Groups ("folders") use the Roles and connections field to record connections relevant to the group, providing a role reference for each connection. This can be set directly be editing the group.
Group-level connections have three purposes.
- They can specify a connection that has a particular purpose for the group. For example, the "config" connection is used to identify a module that configures the group process and status rules. Some modules, such as Insight and Notification Manager, provide functionality to groups through specific references.
- They specify connections that might be used by workers within the group. For example, if a group contains tasks for a single supplier, the connection to the supplier might be identified using the "supplier" reference. A group can contain multiple connections with the same reference.
- For connection groups (see below), a role can be set but the connection set to null (shown as "Folder role"), which means that the connection is globally associated with that role. This is also inheritable. For example, if you have a folder of supplier connection groups with a "supplier" folder role, then each of the supplier connections is globally identified as a "supplier".
Group-level connections are inherited down the group hierarchy, so that connections set at a higher-level group also apply to lower-level groups. There is an option in the Roles and connections field to block inheritance from parent groups.
A group is automatically created for each connection, known as the "connection group". This acts as an inbox for tasks received through the connection, and is also used to identify the connection. The connection group may have a folder structure within it which represent subdivisions of the work, such as different projects or inboxes for tasks intended for different recipients. The Send process step type path option is used to specify a sub folder when sending a task to a partner, which can be specified using a combination of path and/or name.

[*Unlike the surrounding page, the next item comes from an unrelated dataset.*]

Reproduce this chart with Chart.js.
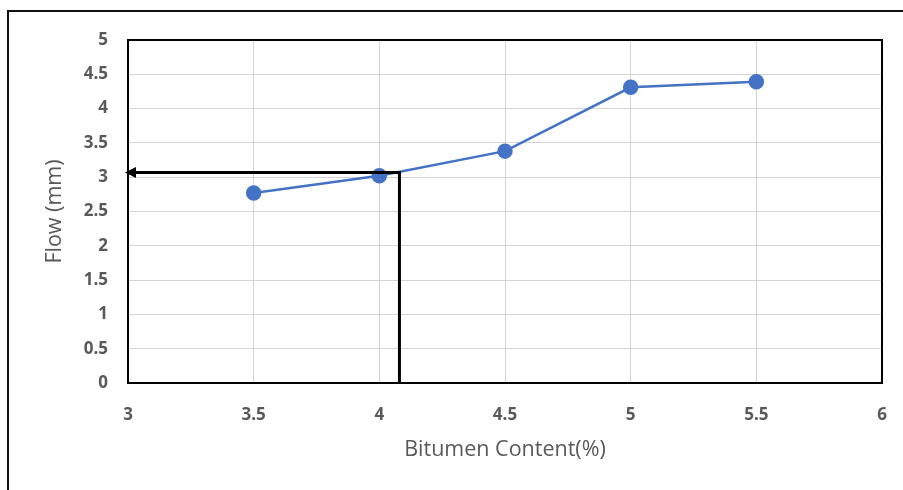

To keep track of recipient folders, the connection group for the sender end of the connection can set an Address book field to list the folders within the partner's connection group to which tasks can be sent. This might seem the wrong way around, and that the recipient should specify the address book. However, the connection group at the recipient's end is under the control of the sender, and it is the sender that specifies the folders within it. The folder structure at the recipient's end is a hint to the recipient of how incoming tasks should be handled, but it is up to the recipient to then handle the tasks accordingly.